Broadly, the company is in good position to reap the benefits of past investments. Chevron has largely completed the funding of a couple of major liquefied natural gas (LNG) initiatives in Australia. Output from those projects helped to lift natural gas production by 11% in the fourth quarter and 15% for all of 2017. Including crude oil, combined production rose 5% on an annual basis, while capital spending fell 16%. Importantly, in 2017, Chevron replaced more than 150% of the oil and natural gas reserves it produced. That is a good indicator for future production. Looking ahead, production gains of a similar order (4%-7%) are possible in 2018. Some of the higher amounts pumped will come from the Permian Basin of West Texas and eastern New Mexico, where the company has an enviable legacy position.
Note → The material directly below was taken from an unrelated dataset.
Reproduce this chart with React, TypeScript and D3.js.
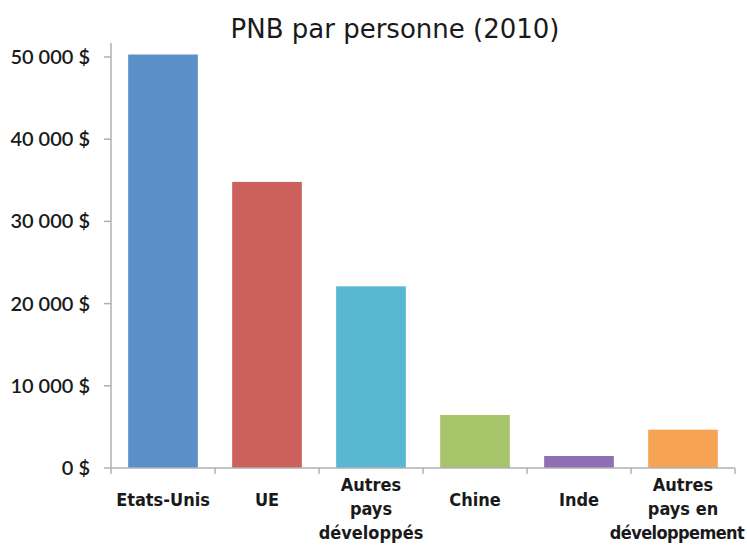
import React, { useEffect, useRef } from 'react';
import * as d3 from 'd3';

const categories = ['Etats-Unis', 'UE', 'Autres pays développés', 'Chine', 'Inde', 'Autres pays en développement'];
const labelLines = [['Etats-Unis'], ['UE'], ['Autres', 'pays', 'développés'], ['Chine'], ['Inde'], ['Autres', 'pays en', 'développement']];
const values = [50300, 34800, 22100, 6450, 1460, 4660];
const colors = ['#5b8fc8', '#cc605a', '#58b8d3', '#a6c46a', '#8e6fb3', '#f7a356'];
const yTicks = [0, 10000, 20000, 30000, 40000, 50000];
const yTickLabels = ['0 $', '10 000 $', '20 000 $', '30 000 $', '40 000 $', '50 000 $'];

const W = 747;
const H = 552;

const App: React.FC = () => {
    const svgRef = useRef<SVGSVGElement>(null);

    useEffect(() => {
        if (!svgRef.current) return;
        const svg = d3.select(svgRef.current);
        svg.selectAll('*').remove();

        const margin = { top: 43, right: 12, bottom: 84, left: 111 };
        const width = W - margin.left - margin.right;
        const height = H - margin.top - margin.bottom;

        const x = d3.scaleBand<string>()
            .domain(categories)
            .range([0, width])
            .paddingInner(0.33)
            .paddingOuter(0.165);

        const y = d3.scaleLinear()
            .domain([0, 51700])
            .range([height, 0]);

        // Title
        svg.append('text')
            .attr('x', 395)
            .attr('y', 38)
            .attr('text-anchor', 'middle')
            .attr('font-family', 'DejaVu Sans')
            .attr('font-size', '26px')
            .attr('fill', '#1a1a1a')
            .text('PNB par personne (2010)');

        const g = svg.append('g')
            .attr('transform', `translate(${margin.left},${margin.top})`);

        // Bars
        g.selectAll('rect.bar')
            .data(values)
            .join('rect')
            .attr('class', 'bar')
            .attr('x', (_, i) => x(categories[i]) as number)
            .attr('y', d => y(d))
            .attr('width', x.bandwidth())
            .attr('height', d => height - y(d))
            .attr('fill', (_, i) => colors[i]);

        // Y axis
        g.append('line')
            .attr('x1', 0).attr('x2', 0)
            .attr('y1', 0).attr('y2', height)
            .attr('stroke', '#b0b0b0')
            .attr('stroke-width', 1.5);

        yTicks.forEach((t, i) => {
            g.append('line')
                .attr('x1', -7).attr('x2', 0)
                .attr('y1', y(t)).attr('y2', y(t))
                .attr('stroke', '#b0b0b0')
                .attr('stroke-width', 1.5);
            g.append('text')
                .attr('x', -21)
                .attr('y', y(t))
                .attr('dy', '0.35em')
                .attr('text-anchor', 'end')
                .attr('font-family', 'Lato')
                .attr('font-weight', 600)
                .attr('font-size', '20px')
                .attr('fill', '#1a1a1a')
                .text(yTickLabels[i]);
        });

        // X axis
        g.append('line')
            .attr('x1', 0).attr('x2', width)
            .attr('y1', height).attr('y2', height)
            .attr('stroke', '#b0b0b0')
            .attr('stroke-width', 1.5);

        const step = x.step();
        d3.range(categories.length + 1).forEach(i => {
            g.append('line')
                .attr('x1', i * step).attr('x2', i * step)
                .attr('y1', height).attr('y2', height + 6)
                .attr('stroke', '#b0b0b0')
                .attr('stroke-width', 1.5);
        });

        // Category labels
        categories.forEach((c, i) => {
            const cx = (x(c) as number) + x.bandwidth() / 2;
            const lines = labelLines[i];
            const y0 = lines.length === 1 ? height + 38 : height + 23;
            const t = g.append('text')
                .attr('text-anchor', 'middle')
                .attr('font-family', 'DejaVu Sans Condensed')
                .attr('font-weight', 'bold')
                .attr('font-size', '18px')
                .attr('fill', '#1a1a1a');
            lines.forEach((ln, j) => {
                const long = ln.length > 11;
                t.append('tspan')
                    .attr('x', long ? Math.min(cx, width + margin.right - 70) : cx)
                    .attr('y', y0 + j * 24)
                    .attr('letter-spacing', long ? -0.6 : 0)
                    .text(ln);
            });
        });
    }, []);

    return (
        <svg
            ref={svgRef}
            width={W}
            height={H}
            style={{ position: 'absolute', left: 0, top: 0, display: 'block', background: '#fff' }}
        />
    );
};

export default App;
The improved backdrop overall has allowed Chevron to raise the quarterly dividend by $0.04 a share, to $1.12, payable in March. The company held back on boosting the payout much the past few years, coming out of the steep, 2014-2016 industry downturn. The increase now seems appropriate, with major projects completed, higher oil prices, and improved earnings prospects. Overall, these share offer modestly attractive total return potential on a risk-adjusted basis.

About The Company: Chevronhas daily gross crude oil and natural gas liquid production of about 2.594 million barrels. Natural gas production averages around 5.252 billion cubic feet. The company operates a multitude of well sites all over the globe, as well as owning/leasing about 3,955 gas stations, mostly in the United States. 

At the time of this article’s writing, the author did not have positions in any of the companies mentioned.